Screening at Rendez-Vous with French Cinema, 2014: Mar. 7, 10:15 pm ET (IFC); Mar. 12, 1:00 pm ET (FBT); Mar. 12, 6:30 pm ET (WRT).
His Wife is a mesmerizing French film directed by Michel Spinosa (Anna M.) who wrote the screenplay for Renoir. This spiritual and psychological thriller delves into marriage, death, loss, religion, forgiveness and cross-cultural differences. We see two marriages — one in France and the other in India — rocked by primal forces which they cannot comprehend or control.
Joseph (Yvan Attal) is a veterinarian in France who marries Catherine (Charlotte Gainsbourg), a sensitive soul who has become addicted to a drug that has replaced her heroin habit. When the child she is carrying dies, he blames her because of all the toxins she has put into her body over the years. Later, her body is found washed up on a beach in Madras, India.

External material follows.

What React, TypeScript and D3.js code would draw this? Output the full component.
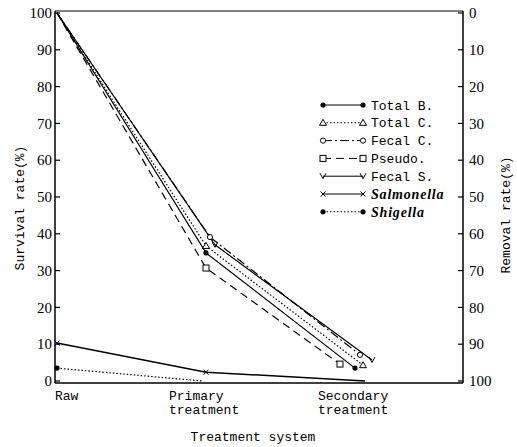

Joseph is perplexed when Gracie (Janagi), a young Indian woman who has just been married, is possessed by Charlotte's angry spirit that troubles her and won't let her rest. In India, the spirit of a dead person is known as a "pey" and it usually takes over the bodies of Tamil women, especially brides.
When Joseph locates Gracie, she is chained near a tree along with other mentally unhinged people who have been ostracized by their communities. Her husband and brother look after her. She knew Charlotte, and he finds himself mysteriously drawn to her and the loss of her normal life. Joseph is seeking forgiveness for his shoddy and uncompassionate treatment of his wife.
Writer and director Spinosa and co-writer Agnes de Sacy show us how suffering can derail the intimacy and deep respect of marital relationships. They also reveal how both Eastern and Western people must deal with the mysteries of human nature and the inexplicable dynamics of spirit possession. The strong and sensitive performances by Janagi, Attal and Gainsbourg go a long way in helping us handle these difficult themes.